CASE is 30 years old!

It is hard to believe, but CASE – Center for Social and Economic Research is turning 30 this year! It is a great achievement that an institution founded in August 1991 by 10 people[1], without the experience and knowledge needed to run a private institution, and without financial capital, has survived in good shape for three decades. CASE has carried out much-needed activities in Poland and internationally, ensuring the high quality of its work at all times. Despite the limitations due to the COVID-19 pandemic, the Foundation has entered its jubilee year in good financial shape, and we can celebrate our anniversary with satisfaction.

I have been with CASE from the very beginning: I was a member of the founding group, a vice president for the first 17 years of CASE, then president of the Management Board for four years, and for the last 13 years I have been a Chairwoman of the CASE Supervisory Council (the equivalent of a supervisory board in companies). So I have - as they say - an institutional memory, because I have been on the inside for all 30 years.

The 30th birthday is a time to summarize CASE's achievements.

The Center was a child of the political breakthrough in Poland. It was also tangible proof of the freedom that the political breakthrough of 1989 gave us. CASE was an initiative of a group of people who had experience in research and teaching in the People's Republic of Poland, and who in the first years after the 1989 breakthrough worked for various state institutions, which – unlike the business sector – were very slow to change. Our individual frustrations and desire to create something new born the idea of founding a private research institute operating in the field of economic sciences.

Only a few private think tanks established in post-communist countries shortly after the political transformation have stood the test of time. CASE has succeeded. Our strengths have been: our determination to influence institutional change in the economy; our ability to attract good economists; our investment in young talent; our attention to publishing and communicating our research; and finally, our commitment to quality, without which you cannot gain reputation, which is needed to run a think tank in a competitive market economy. And there are three more important factors that make the institution stable. The first is the strong commitment of several founders to run (management and supervision) the organization over 21 years, and their commitment was not based on financial aspects. The second factor: we managed to go – although it was not easy – to the second stage of the organization's development, and when it was time for a generational change, we had to entrust CASE management to younger people, who, naturally, were from the outside of the founders' circle.

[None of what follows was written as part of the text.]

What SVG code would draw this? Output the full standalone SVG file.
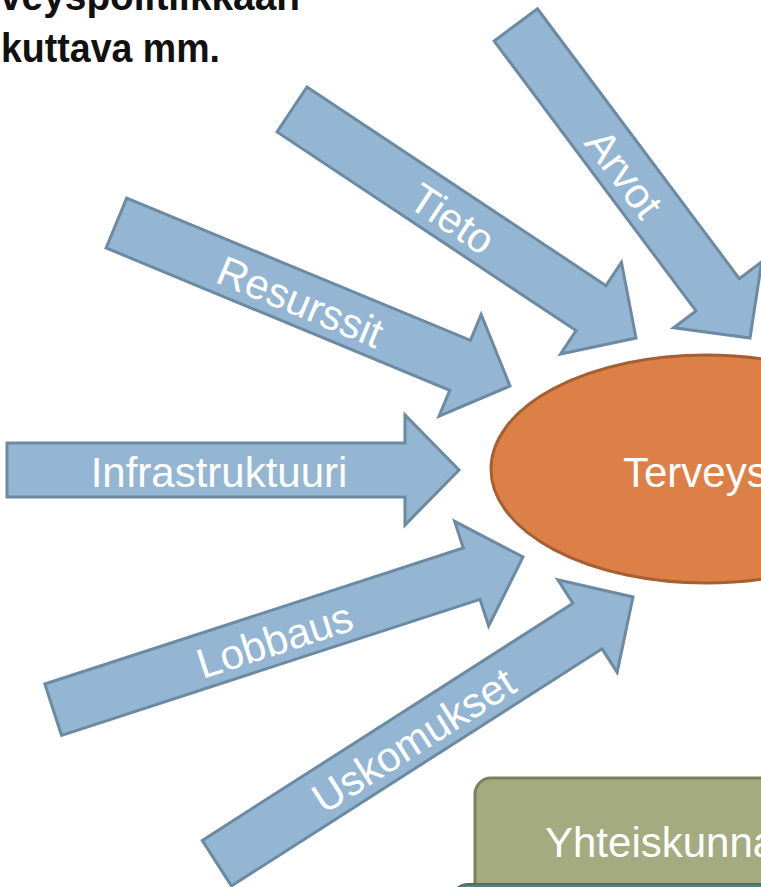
<svg xmlns="http://www.w3.org/2000/svg" width="761" height="887" viewBox="0 0 761 887">
<style>
.arr{fill:#94B6D2;stroke:#6C8BA2;stroke-width:3;stroke-linejoin:miter}
.lbl{font-family:"Liberation Sans",Arial,sans-serif;font-size:42px;fill:#FFFFFF;text-anchor:middle}
.big{font-family:"Liberation Sans",Arial,sans-serif;font-size:42px;fill:#FFFFFF}
.head{font-family:"Liberation Sans",Arial,sans-serif;font-size:40px;font-weight:bold;fill:#111111}
</style>
<rect width="761" height="887" fill="#FFFFFF"/>
<g id="title">
<text class="head" x="0" y="10" textLength="300" lengthAdjust="spacingAndGlyphs">veyspolitiikkaan</text>
<text class="head" x="1" y="62" textLength="219" lengthAdjust="spacingAndGlyphs">kuttava mm.</text>
</g>
<g id="terveys">
<ellipse cx="706" cy="469" rx="215" ry="114" fill="#DD8047" stroke="#A55F33" stroke-width="3"/>
<text class="big" x="623" y="487">Terveys</text>
</g>
<g id="yhteiskunta">
<rect x="475" y="778" width="400" height="200" rx="16" fill="#A5AB81" stroke="#7B805D" stroke-width="3"/>
<text class="big" x="545" y="857">Yhteiskunna</text>
</g>
<g id="bottombox">
<rect x="452" y="884" width="400" height="60" rx="16" fill="#5B8077" stroke="#4E6E67" stroke-width="2"/>
</g>
<g id="connectors">
<g id="arvot" transform="translate(750,338) rotate(53.2)">
<polygon class="arr" points="-391,-27 -54,-27 -54,-55 0,0 -54,55 -54,27 -391,27"/>
<text class="lbl" x="-207" y="17">Arvot</text>
</g>
<g id="tieto" transform="translate(636,338) rotate(33.6)">
<polygon class="arr" points="-413,-27 -54,-27 -54,-55 0,0 -54,55 -54,27 -413,27"/>
<text class="lbl" x="-219" y="17">Tieto</text>
</g>
<g id="resurssit" transform="translate(510,386) rotate(22.5)">
<polygon class="arr" points="-426,-27 -54,-27 -54,-55 0,0 -54,55 -54,27 -426,27"/>
<text class="lbl" x="-226" y="17">Resurssit</text>
</g>
<g id="infrastruktuuri" transform="translate(459,470)">
<polygon class="arr" points="-452,-27 -54,-27 -54,-55 0,0 -54,55 -54,27 -452,27"/>
<text class="lbl" x="-240" y="17">Infrastruktuuri</text>
</g>
<g id="lobbaus" transform="translate(523,557) rotate(-18)">
<polygon class="arr" points="-494,-27 -54,-27 -54,-55 0,0 -54,55 -54,27 -494,27"/>
<text class="lbl" x="-262" y="17">Lobbaus</text>
</g>
<g id="uskomukset" transform="translate(633,597) rotate(-32.6)">
<polygon class="arr" points="-494,-27 -54,-27 -54,-55 0,0 -54,55 -54,27 -494,27"/>
<text class="lbl" x="-262" y="17">Uskomukset</text>
</g>
</g>
</svg>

The third factor: the Foundation started without financial capital, and although it has begun building its endowment fund since 2006, it never had financial comfort. Typically, at the beginning of the year, we did not have secured funding for the entire year. Such financial discomfort was a strong incentive for the board to act very prudently. 

CASE operated in three different eras, adjusting its activities to them accordingly: first, we lived with the systemic transformation in Poland and other post-Soviet countries; then with the preparation of Poland and other post-communist countries for EU membership; and finally with EU and global issues.

We, the 'CASE people' – the Foundation's staff from various periods, experts working on our projects, CASE Fellows, employees, as well as members of the Foundation's Council, founders and members of its successive management boards – have much to celebrate!

Over the course of 30 years, the Foundation has completed more than 600 projects. In total, we have carried out assistance projects for ... 105 countries, including most of the post-communist countries and other developing countries. We have done dozens of international research projects with large international research teams. We have several publication series, initially they were in paper, then paper and electronic, now they are mostly only e-publications, and they are widely distributed. We note with satisfaction the citations of CASE publication authors in economics articles and books. We have organized many national and international conferences, seminars (including a series of public economic seminars that we have been conducting for 30 years in cooperation with mBank and its predecessors), we engage in consultations on governmental, foreign and EU programs, and we take part in international and national scientific discussions. We have organized many national and international conferences and seminars (including a series of economic seminars that we have been conducting for 30 years in cooperation with mBank and its predecessors), we engage in consultations on governmental, foreign, and EU programs, and we take part in international and national scientific discussions.

CASE has been high in international rankings for several years.

More than 1,000 experts have worked on CASE projects: Poles and people of many other nationalities. Young economists who began their professional careers with CASE can be found in many important university centers and international organizations, including the ECB, and they are our best business card.

CASE is entering its 30th year with a strong reputation, a strong team, and a strong position in Poland and Europe.

I invite you to celebrate with us.


Ewa Balcerowicz

Chairwoman of CASE Supervisory Council


[1] CASE founders: Tadeusz Baczko, Ewa Balcerowicz, Barbara Błaszczyk, Władysław Brzeski, Krzysztof Chmielewski, Andrzej Cylwik, Marek Dąbrowski, Anna Fornalczyk, Stanisława Golinowska, and Jacek Rostowski.